Does anyone honestly believe that a prosecutor once saying "has never been," instead of "was not," justified setting aside the death penalty? Because if you do, I have a great deal for you on a slightly used bridge.
How judges kill
July 3, 2010
New York Post
Eight people were shot -- two fatally -- in four separate incidents in Brooklyn Wednesday night.
Last month, 26 people were shot, three fatally, over the course of one weekend in Chicago -- grisly, but a marked improvement over the Windy City's previous weekend, when more than 50 were shot, with eight dying.
An argument for tougher gun control?
But New York City and Chicago already have some of the most stringent gun-control laws in America -- to no apparent good effect.
So perhaps the real issue is a fundamental cultural disrepect for the value of human life -- and not just on the street.
Rodney Andrews, 34, an NYPD undercover detective and seven-year police veteran is seen in this undated photo. Andrews was identified Wednesday, April 12, 2003, as being one of two detectives shot to death on Staten Island Monday night while engaged in a gun buying sting operation.
Especially not just on the street.
Take Wednesday's absurd decision by a three-judge federal panel that rescued a notorious Staten Island cop-killer from an exceedingly rare -- but well-deserved -- death sentence.
The 2-1 decision by the US Second Circuit Court of Appeals was based on but a few words of a lengthy prosecutor's summation during the penalty phase of Ronell Wilson's trial, after he was convicted of murdering undercover cops James Nemorin and Rodney Andrews in 2003.
Ironically enough, Nemorin and Andrews were attempting to enforce tough gun laws when Wilson coldly and deliberately executed them.
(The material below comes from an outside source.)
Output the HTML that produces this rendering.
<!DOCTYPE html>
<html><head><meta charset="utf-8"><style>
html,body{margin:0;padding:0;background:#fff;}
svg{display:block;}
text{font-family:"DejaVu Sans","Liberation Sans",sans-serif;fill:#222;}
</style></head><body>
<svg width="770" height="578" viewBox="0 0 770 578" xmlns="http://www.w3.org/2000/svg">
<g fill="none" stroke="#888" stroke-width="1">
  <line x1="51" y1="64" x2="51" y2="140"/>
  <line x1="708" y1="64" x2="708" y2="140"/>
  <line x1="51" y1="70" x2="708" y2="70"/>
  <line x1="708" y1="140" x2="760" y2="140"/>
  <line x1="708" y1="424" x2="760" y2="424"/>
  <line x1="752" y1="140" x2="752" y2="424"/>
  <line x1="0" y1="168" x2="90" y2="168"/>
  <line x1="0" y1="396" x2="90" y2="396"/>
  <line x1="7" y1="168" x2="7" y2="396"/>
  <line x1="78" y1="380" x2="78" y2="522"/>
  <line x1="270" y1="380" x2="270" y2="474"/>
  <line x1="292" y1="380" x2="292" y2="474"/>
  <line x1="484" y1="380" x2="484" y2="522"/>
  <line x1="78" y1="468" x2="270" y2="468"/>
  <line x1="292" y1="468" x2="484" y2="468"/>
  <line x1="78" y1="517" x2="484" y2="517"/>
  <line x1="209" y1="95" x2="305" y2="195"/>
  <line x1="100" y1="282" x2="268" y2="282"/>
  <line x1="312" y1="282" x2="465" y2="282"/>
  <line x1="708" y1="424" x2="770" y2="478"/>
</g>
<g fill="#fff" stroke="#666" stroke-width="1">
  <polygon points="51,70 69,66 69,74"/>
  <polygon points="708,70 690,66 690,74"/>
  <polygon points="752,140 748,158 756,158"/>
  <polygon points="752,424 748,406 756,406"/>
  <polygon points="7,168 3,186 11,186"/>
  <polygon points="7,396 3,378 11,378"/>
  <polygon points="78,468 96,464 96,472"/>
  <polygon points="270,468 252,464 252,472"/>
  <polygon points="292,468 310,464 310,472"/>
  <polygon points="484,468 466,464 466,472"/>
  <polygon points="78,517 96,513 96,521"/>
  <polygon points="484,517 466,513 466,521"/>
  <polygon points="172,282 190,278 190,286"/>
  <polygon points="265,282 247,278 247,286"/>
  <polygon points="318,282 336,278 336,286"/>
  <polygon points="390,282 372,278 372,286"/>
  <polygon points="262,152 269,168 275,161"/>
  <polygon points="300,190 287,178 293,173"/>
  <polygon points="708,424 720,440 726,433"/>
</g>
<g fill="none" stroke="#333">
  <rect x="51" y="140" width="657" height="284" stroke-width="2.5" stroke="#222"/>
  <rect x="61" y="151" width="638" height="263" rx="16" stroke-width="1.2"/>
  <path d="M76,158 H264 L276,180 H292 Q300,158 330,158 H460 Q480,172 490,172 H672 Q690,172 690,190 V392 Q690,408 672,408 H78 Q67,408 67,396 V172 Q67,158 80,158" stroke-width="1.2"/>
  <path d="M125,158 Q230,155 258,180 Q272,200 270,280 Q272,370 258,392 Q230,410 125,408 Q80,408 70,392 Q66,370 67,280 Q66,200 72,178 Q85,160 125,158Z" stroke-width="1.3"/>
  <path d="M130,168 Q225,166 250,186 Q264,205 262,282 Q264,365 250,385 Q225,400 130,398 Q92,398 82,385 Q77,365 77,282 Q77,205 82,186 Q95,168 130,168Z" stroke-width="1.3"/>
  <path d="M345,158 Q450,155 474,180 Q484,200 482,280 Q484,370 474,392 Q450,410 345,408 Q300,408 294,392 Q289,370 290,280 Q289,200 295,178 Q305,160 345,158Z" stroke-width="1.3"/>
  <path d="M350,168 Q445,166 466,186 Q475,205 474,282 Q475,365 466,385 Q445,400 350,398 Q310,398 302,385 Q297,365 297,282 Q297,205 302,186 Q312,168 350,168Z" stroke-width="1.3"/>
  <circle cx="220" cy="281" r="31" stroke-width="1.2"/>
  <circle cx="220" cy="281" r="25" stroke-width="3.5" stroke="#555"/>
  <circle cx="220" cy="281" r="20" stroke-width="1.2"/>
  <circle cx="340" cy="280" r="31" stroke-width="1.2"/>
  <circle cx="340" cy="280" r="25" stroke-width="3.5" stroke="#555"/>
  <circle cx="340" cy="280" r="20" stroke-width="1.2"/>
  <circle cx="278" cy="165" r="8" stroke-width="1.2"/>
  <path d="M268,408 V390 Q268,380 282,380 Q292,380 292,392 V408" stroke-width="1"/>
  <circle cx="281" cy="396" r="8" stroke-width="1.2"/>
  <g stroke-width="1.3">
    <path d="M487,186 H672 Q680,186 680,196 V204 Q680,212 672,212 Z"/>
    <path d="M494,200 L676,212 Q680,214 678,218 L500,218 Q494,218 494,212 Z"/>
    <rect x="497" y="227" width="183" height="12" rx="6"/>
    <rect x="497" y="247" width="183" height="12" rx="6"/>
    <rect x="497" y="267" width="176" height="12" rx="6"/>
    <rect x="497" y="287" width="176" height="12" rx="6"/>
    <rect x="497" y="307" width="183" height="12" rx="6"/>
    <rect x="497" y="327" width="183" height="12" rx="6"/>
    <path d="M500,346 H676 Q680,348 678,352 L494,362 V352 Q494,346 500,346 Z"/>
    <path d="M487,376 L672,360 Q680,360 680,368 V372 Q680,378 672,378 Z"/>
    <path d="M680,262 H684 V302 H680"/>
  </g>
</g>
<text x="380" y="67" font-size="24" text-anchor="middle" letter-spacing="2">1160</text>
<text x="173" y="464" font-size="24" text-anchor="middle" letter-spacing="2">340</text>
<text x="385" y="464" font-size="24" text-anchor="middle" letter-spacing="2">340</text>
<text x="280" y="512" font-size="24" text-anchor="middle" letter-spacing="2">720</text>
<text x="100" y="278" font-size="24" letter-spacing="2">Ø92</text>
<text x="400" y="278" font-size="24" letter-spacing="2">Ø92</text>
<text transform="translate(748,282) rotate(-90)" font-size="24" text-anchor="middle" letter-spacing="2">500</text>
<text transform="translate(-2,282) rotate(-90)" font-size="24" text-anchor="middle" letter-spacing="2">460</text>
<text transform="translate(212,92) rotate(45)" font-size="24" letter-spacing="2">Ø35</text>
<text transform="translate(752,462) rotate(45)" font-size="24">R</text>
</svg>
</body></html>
At issue was whether Wilson had genuinely expressed remorse for the killings after, as the trial judge put it, his guilt was "proved not merely beyond a reasonable doubt, but beyond all doubt."
Wilson, a lifelong career criminal, shot Nemorin in the head, even as the detective pleaded for his life.
When asked why he'd shot the cops, Wilson -- who reportedly was trying to win high esteem within his local Bloods gang -- replied: "I don't give a f--- about nobody."
This was the first time in more than half a century that federal prosecutors had successfully convinced a New York City jury to vote for a death sentence.
Indeed, the jury -- which the trial judge called "among the most attentive and serious I have ever seen" -- did so even after accepting most of the mitigating factors that Wilson's lawyers advanced; the penalty phase alone took nine days.
Yet the appeals judges voted to spare Wilson's life based on a few words in a trial record stretching thousands of pages -- part of their decision actually rested on the prosecutor having said "has never been" instead of "was not."
Detectives Nemorin and Andrews, it must be noted, left five young children between them.
It's hard to imagine what they will come to think of a society that is so obsessed with process that it has lost sight of simple justice.
Wilson callously murdered two cops, forfeiting his own right to life when he did so. But the court restored it.
That message won't be missed on the streets, where human life is held far too cheap already.
And that, not guns themselves, is the real problem.